Apalagi kalau bukan buku serial anak mamak, Si Anak Kuat yang berscerita tentang Amelia sebagai anak bungsu dari empat bersaudara merupakan buku pertama dari seri anak mamak ini. Ceritanya ringat banget, aku baca ini pelan-pelan karena jadi salah satu buku yang aku baca bebarengan dengan genre yang agak serius, jadi semacam bacaan refreshing.
Meskipun ringan tapi isinya ga kaleng-kaleng, ceritanya seputar kehidupan sehari-hari Amelia sebagai anak bungsu yang sering dijuluki kakak-kakaknya sebagai penunggu rumah, tapi meskipun anak bungsu amelia merupakan anak yang paling kuat, bukan fisiknya tapi hati dan pemahamannya. Amel bahkan melakukan hal - hal hebat di kampung ini.
Ada banyak cerita yang memuat pelajaran hidup dari kisahnya Amelia ini, dan tentu aja ada banyak kutipan-kutipan hebat ciri khas Tere Liye.
Aku paling suka bab yang menceritakan Chuck Norris, menguras air mata sekaliiii.
Amelia adalah favorit saya dari serial anak-anak mamak. Harus aku akui, aku curiga Tere Liye berasal dari daerah yang sama denganku, sebab budi pekerti, dan lagak bapak, mamak dan tetangga mereka sungguhlah mirip dengan apa yang aku pribadi alami.

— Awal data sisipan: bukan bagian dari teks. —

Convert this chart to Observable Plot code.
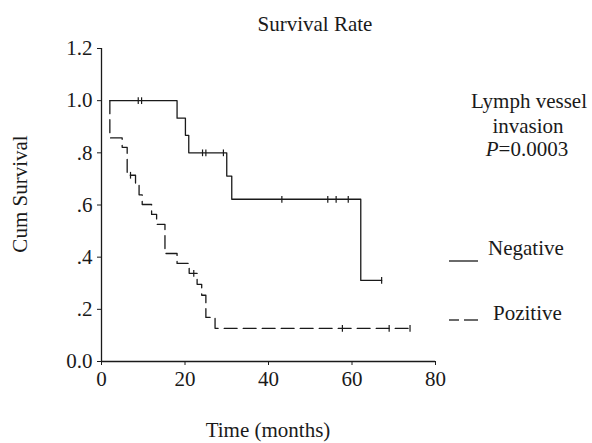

Senang betul rasanya membaca Amelia, sebab saya bisa menilik kehidupan dari mata seorang bungsu, si bungsu yang paling muda, namun juga paling punya mimpi di tengah kepolosannya.
Sungguh, membaca novel ini melontarkan saya kembali ke masa kecil di mana cerpen-cerpen majalah yang saya baca sarat dengan budi pekerti, namun tidak menggurui. Rindu rasanya
Amelia dan Eliana sungguh berbeda, Bila Eliana si sulung penuh dengan keras kepala dan kasih sayang, Amelia penuh dengan ketulusan dan pengharapan. Dan harapan adalah titik balik dalam novel ini.
Dan seperti apa yang dikatakan abang-abangnya, Amelia si Bungsu akan pulang ke rumah. Tapi Bungsu bang Tere yang ini bukan sekedar 'pulang' , dia pulang sambil membawa harapan.